- What to work on
Output all records precisely as written.
-- start Stored records --
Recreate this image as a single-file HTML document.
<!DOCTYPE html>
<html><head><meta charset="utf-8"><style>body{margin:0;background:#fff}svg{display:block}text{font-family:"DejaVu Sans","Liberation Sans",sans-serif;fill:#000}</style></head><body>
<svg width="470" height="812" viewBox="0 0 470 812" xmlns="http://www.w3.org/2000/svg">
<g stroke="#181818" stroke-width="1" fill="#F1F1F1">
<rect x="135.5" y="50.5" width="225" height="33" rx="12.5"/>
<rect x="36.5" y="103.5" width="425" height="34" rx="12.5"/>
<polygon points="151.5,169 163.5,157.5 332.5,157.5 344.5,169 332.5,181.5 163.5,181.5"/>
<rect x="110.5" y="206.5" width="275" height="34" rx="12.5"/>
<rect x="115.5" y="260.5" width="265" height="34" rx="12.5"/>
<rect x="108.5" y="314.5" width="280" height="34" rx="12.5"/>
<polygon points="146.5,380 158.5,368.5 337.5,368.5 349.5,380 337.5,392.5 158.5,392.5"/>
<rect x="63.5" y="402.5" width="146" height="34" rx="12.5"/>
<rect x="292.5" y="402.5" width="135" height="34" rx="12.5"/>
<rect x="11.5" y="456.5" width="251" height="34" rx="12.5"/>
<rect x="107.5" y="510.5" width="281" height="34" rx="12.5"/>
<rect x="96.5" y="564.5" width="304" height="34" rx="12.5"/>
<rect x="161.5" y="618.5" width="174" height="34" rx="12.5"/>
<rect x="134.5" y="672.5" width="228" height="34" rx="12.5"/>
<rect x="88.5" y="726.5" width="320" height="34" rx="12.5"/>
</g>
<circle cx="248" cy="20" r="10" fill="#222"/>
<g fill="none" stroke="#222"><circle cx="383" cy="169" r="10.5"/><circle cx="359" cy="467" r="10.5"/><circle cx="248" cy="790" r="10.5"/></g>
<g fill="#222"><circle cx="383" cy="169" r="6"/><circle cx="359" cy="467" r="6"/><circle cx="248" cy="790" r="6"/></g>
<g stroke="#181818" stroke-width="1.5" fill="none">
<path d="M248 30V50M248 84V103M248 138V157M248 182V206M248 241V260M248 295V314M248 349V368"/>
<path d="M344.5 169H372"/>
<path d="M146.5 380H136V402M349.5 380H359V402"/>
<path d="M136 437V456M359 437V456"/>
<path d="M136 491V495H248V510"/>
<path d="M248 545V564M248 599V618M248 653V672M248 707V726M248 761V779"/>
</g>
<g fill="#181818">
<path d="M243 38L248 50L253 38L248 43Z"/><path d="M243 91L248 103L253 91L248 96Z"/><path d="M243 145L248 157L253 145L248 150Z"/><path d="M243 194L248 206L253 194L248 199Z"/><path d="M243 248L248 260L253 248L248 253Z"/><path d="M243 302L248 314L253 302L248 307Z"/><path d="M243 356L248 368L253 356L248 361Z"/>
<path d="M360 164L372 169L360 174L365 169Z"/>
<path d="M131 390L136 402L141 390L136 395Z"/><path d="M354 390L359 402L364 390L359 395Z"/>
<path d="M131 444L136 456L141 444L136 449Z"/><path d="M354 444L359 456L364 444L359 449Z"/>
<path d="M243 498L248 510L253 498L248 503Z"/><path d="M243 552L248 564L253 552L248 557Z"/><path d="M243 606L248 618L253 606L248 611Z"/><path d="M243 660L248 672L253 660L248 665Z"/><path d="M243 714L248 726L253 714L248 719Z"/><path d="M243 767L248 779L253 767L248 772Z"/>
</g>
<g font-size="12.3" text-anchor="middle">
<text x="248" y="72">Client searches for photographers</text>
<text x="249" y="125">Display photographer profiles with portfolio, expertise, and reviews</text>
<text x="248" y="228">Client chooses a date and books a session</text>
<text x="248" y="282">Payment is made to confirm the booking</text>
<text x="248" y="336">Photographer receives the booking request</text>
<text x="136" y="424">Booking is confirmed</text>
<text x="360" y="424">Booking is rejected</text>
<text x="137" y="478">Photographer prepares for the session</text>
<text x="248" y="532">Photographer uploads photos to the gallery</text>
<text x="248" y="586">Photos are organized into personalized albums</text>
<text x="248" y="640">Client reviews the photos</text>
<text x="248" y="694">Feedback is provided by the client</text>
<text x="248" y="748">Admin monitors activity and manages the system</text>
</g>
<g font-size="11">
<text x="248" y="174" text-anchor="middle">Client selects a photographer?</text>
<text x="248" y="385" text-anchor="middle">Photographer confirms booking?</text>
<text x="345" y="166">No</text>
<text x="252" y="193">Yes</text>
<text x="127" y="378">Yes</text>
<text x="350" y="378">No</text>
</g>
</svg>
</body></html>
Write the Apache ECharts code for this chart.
-- end Stored records --
- Answer below
Recreate this image as a single-file HTML document.
<!DOCTYPE html>
<html><head><meta charset="utf-8"><style>body{margin:0;background:#fff}svg{display:block}text{font-family:"DejaVu Sans","Liberation Sans",sans-serif;fill:#000}</style></head><body>
<svg width="470" height="812" viewBox="0 0 470 812" xmlns="http://www.w3.org/2000/svg">
<g stroke="#181818" stroke-width="1" fill="#F1F1F1">
<rect x="135.5" y="50.5" width="225" height="33" rx="12.5"/>
<rect x="36.5" y="103.5" width="425" height="34" rx="12.5"/>
<polygon points="151.5,169 163.5,157.5 332.5,157.5 344.5,169 332.5,181.5 163.5,181.5"/>
<rect x="110.5" y="206.5" width="275" height="34" rx="12.5"/>
<rect x="115.5" y="260.5" width="265" height="34" rx="12.5"/>
<rect x="108.5" y="314.5" width="280" height="34" rx="12.5"/>
<polygon points="146.5,380 158.5,368.5 337.5,368.5 349.5,380 337.5,392.5 158.5,392.5"/>
<rect x="63.5" y="402.5" width="146" height="34" rx="12.5"/>
<rect x="292.5" y="402.5" width="135" height="34" rx="12.5"/>
<rect x="11.5" y="456.5" width="251" height="34" rx="12.5"/>
<rect x="107.5" y="510.5" width="281" height="34" rx="12.5"/>
<rect x="96.5" y="564.5" width="304" height="34" rx="12.5"/>
<rect x="161.5" y="618.5" width="174" height="34" rx="12.5"/>
<rect x="134.5" y="672.5" width="228" height="34" rx="12.5"/>
<rect x="88.5" y="726.5" width="320" height="34" rx="12.5"/>
</g>
<circle cx="248" cy="20" r="10" fill="#222"/>
<g fill="none" stroke="#222"><circle cx="383" cy="169" r="10.5"/><circle cx="359" cy="467" r="10.5"/><circle cx="248" cy="790" r="10.5"/></g>
<g fill="#222"><circle cx="383" cy="169" r="6"/><circle cx="359" cy="467" r="6"/><circle cx="248" cy="790" r="6"/></g>
<g stroke="#181818" stroke-width="1.5" fill="none">
<path d="M248 30V50M248 84V103M248 138V157M248 182V206M248 241V260M248 295V314M248 349V368"/>
<path d="M344.5 169H372"/>
<path d="M146.5 380H136V402M349.5 380H359V402"/>
<path d="M136 437V456M359 437V456"/>
<path d="M136 491V495H248V510"/>
<path d="M248 545V564M248 599V618M248 653V672M248 707V726M248 761V779"/>
</g>
<g fill="#181818">
<path d="M243 38L248 50L253 38L248 43Z"/><path d="M243 91L248 103L253 91L248 96Z"/><path d="M243 145L248 157L253 145L248 150Z"/><path d="M243 194L248 206L253 194L248 199Z"/><path d="M243 248L248 260L253 248L248 253Z"/><path d="M243 302L248 314L253 302L248 307Z"/><path d="M243 356L248 368L253 356L248 361Z"/>
<path d="M360 164L372 169L360 174L365 169Z"/>
<path d="M131 390L136 402L141 390L136 395Z"/><path d="M354 390L359 402L364 390L359 395Z"/>
<path d="M131 444L136 456L141 444L136 449Z"/><path d="M354 444L359 456L364 444L359 449Z"/>
<path d="M243 498L248 510L253 498L248 503Z"/><path d="M243 552L248 564L253 552L248 557Z"/><path d="M243 606L248 618L253 606L248 611Z"/><path d="M243 660L248 672L253 660L248 665Z"/><path d="M243 714L248 726L253 714L248 719Z"/><path d="M243 767L248 779L253 767L248 772Z"/>
</g>
<g font-size="12.3" text-anchor="middle">
<text x="248" y="72">Client searches for photographers</text>
<text x="249" y="125">Display photographer profiles with portfolio, expertise, and reviews</text>
<text x="248" y="228">Client chooses a date and books a session</text>
<text x="248" y="282">Payment is made to confirm the booking</text>
<text x="248" y="336">Photographer receives the booking request</text>
<text x="136" y="424">Booking is confirmed</text>
<text x="360" y="424">Booking is rejected</text>
<text x="137" y="478">Photographer prepares for the session</text>
<text x="248" y="532">Photographer uploads photos to the gallery</text>
<text x="248" y="586">Photos are organized into personalized albums</text>
<text x="248" y="640">Client reviews the photos</text>
<text x="248" y="694">Feedback is provided by the client</text>
<text x="248" y="748">Admin monitors activity and manages the system</text>
</g>
<g font-size="11">
<text x="248" y="174" text-anchor="middle">Client selects a photographer?</text>
<text x="248" y="385" text-anchor="middle">Photographer confirms booking?</text>
<text x="345" y="166">No</text>
<text x="252" y="193">Yes</text>
<text x="127" y="378">Yes</text>
<text x="350" y="378">No</text>
</g>
</svg>
</body></html>
Write the Apache ECharts code for this chart.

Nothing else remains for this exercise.